In Giappone esplode il caos nucleare
Il primo riavvio di reattori dopo la crisi di marzo causata dal terremoto e dallo tsunami è stato messo in dubbio ieri, dopo il tentativo del governo di rassicurare i cittadini ordinando stress test sugli impianti.
L’annuncio della prova ha provocato una risposta durissima da parte del sindaco della cittadina meridionale di Genkai, Hideo Kishimoto, che in precedenza aveva accettato le rassicurazioni dell’esecutivo. Il primo cittadino ha quindi negato l’autorizzazione al riavvio di due reattori nella centrale.
Kishimoto ha detto: “Il primo ministro Kan ha fatto una dichiarazione in cui fa capire che gli stress test sono necessari per riavviare i reattori. Ho l’impressione che la mia decisione (di acconsentire al riavvio, ndr) sia priva di significato, e sono furioso.
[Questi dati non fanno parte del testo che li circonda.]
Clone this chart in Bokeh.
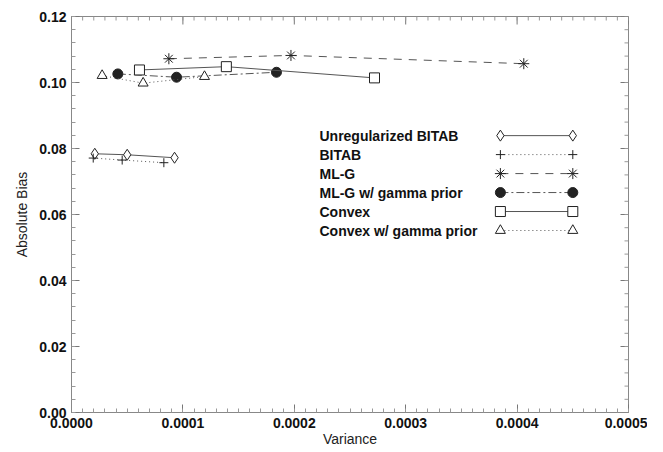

Voglio ritirare il mio assenso, se l’assemblea cittadina è d’accordo”. Anche il governatore della prefettura di Saga, Yasushi Furukawa, ha criticato il premier per la mancanza di una politica forte sul riavvio dei reattori.
La decisione del sindaco ha creato comunque incertezza sul fatto che altri impianti possano tornare operativi in tempi rapidi dopo la chiusura per controlli sulla sicurezza previsti per l’anno prossimo.
Il governo, intanto, sta studiando una nuova strategia per la produzione di elettricità, così da ridurre la dipendenza dal nucleare. Tuttavia il Paese non può per il momento evitare l’uso dei reattori, indispensabili per coprire le situazioni di picco di richiesta. Tokyo sperava che i test potessero ridurre la sfiducia del pubblico nell’energia atomica.
“Abbiamo confermato la sicurezza delle centrali nucleari a Saga, ma non posso negare che ci siano ancora persone che hanno dubbi e preoccupazioni sulla sicurezza”, ha detto il segretario capo di gabinetto, Yukio Edano. Quindi ha aggiunto: “Vogliamo che gli stress test siano un punto di riferimento per riavviare i reattori nucleari. Questo perchè il pubblico possa sentirsi più sicuro”.
L’impossibilità a riavviare gli impianti destinati a controllo permette di prevedere ulteriori interruzioni della fornitura elettrica e conseguenti problemi per l’industria nipponica, già in crisi a causa dei problemi del settore energetico emersi dopo lo tsunami.